Someone in the Pioneer Square neighborhood had called the cops on Wirkman's charity group, Food Not Bombs. The incident set off a wave of leftist indignation. It's not a crime to feed the poor, the activists assert. They will be ready for the next Sunday, post-WTO style.

The incident and its outcome, however, is not about cops vs. charities. Instead, it harbors two revealing lessons. First, sometimes the most well-intentioned people have god-awful communication skills. Second, poverty can be a far more complicated thing than some activists want to let on.

Food Not Bombs (FNB) has been serving food in Occidental Park for years. Police have told them on and off over the years to change their location to the Public Safety Building at the intersection of Fourth and James. A few years ago, FNB complied. But the feeding area didn't serve their political purposes. Serving the homeless behind a wall at Fourth and James would hide the homeless problem from everyone. Seattle just wants to sweep these problem under the rug, they say, and FNB has no intention of letting that happen.

For Pioneer Square residents and property owners, the issue isn't as simple as FNB makes it. David Brunner, a Pioneer Square property owner, is the de facto spokesman for the neighborhood. Brunner notes that there are four major shelters in the area, including the Compass Center and the Union Gospel Mission. "There are so many feeding programs down here," Brunner says. "Just one more that increases the chances for rats and pigeons in the park is really not what we need."

More importantly, Brunner says, "We need to look at methods of working together to treat poverty." He poses some serious questions. Does FNB have ways to link the mentally ill with a service provider? Can they identify someone with a drug addiction? The neighborhood group has a committee made up of social service agencies, local businesses, and city and county officials. Has FNB ever approached the committee to try to integrate efforts to fight poverty intelligently?

The problem, according to Brunner, is that organizations like FNB, along with countless church groups and other charities, come to Pioneer Square, feed the homeless like they're pigeons, then go home and feel good about themselves. Brunner hopes that FNB returns to serving the poor at Fourth and James. There, at least, the homeless people are allowed the dignity to wash their hands before eating. There is no running water in Occidental Park.

The showdown on Sunday, January 23 comes faster than expected. It's 5:40 p.m. and about 50 homeless people cram the park. Just before FNB arrives, another charity group finishes handing out food. "God's Meals on Wheels," which is basically three women in a gold mini-van, pass out McDonald's hamburgers and religious tracts. Then they praise Jesus and leave.

Food Not Bombs comes armed with decent food: veggie stir fry, soup, mashed potatoes, and brown rice. The servers get to work setting up tables. The post-WTO protesters, expecting the cops, create a scene. They unfurl banners and hold up signs. One Woody Guthrie wannabe sings protest songs about tractors, cops, and the underclass. The people clap and feel pretty good about themselves. Two legal observers for the National Lawyers Guild are there making sure the cops (who prowl by in one squad car) don't harass FNB's efforts to feed the poor.
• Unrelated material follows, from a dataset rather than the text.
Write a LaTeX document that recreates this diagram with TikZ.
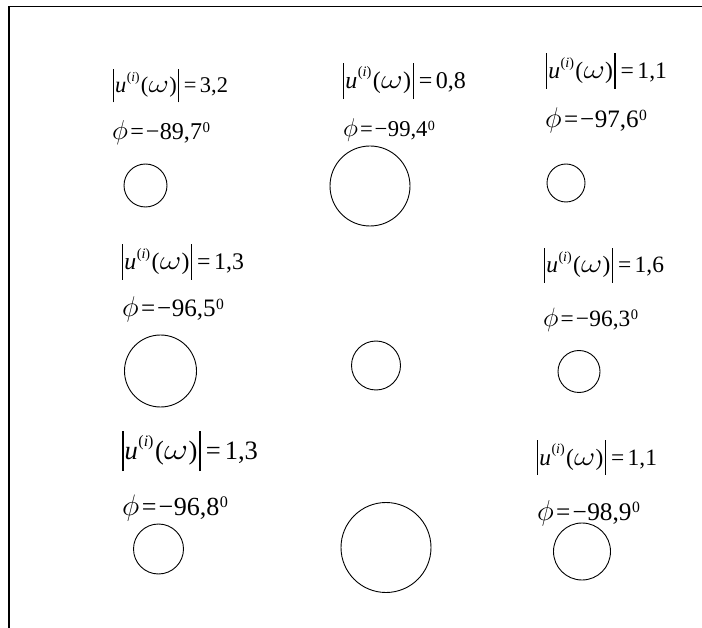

The homeless, skittish of all these strange people, grab their food and disappear. When things are more toned down, they tend to hang out and mingle with the food servers. Now they vacate the park as if it were on fire.

The cops never set foot in the park. Instead, Brunner wanders in. A tall, broad man with gray hair, he stands outside the FNB group for a while, talking to another Pioneer Square resident, who is out walking his Tibetan terrier.

Finally, Wirkman and FNB member Chris Flanagan meet Brunner. They shake hands and exchange hesitant words.

No, Flanagan concedes, they don't have an up-to-date list of phone numbers of other service agencies available for the homeless people. Yes, Flanagan says, they would be interested in talking to the neighborhood's social-service committee.

"I don't think the police are going to show up tonight," Brunner says optimistically. No, probably not, Flanagan agrees.

It is a landmark day. After years of bitching behind each other's backs, the two sides finally have a conversation. "I'm kind of positive," Flanagan says. "We'll see. Our goals are to stay there and to keep doing what we're doing."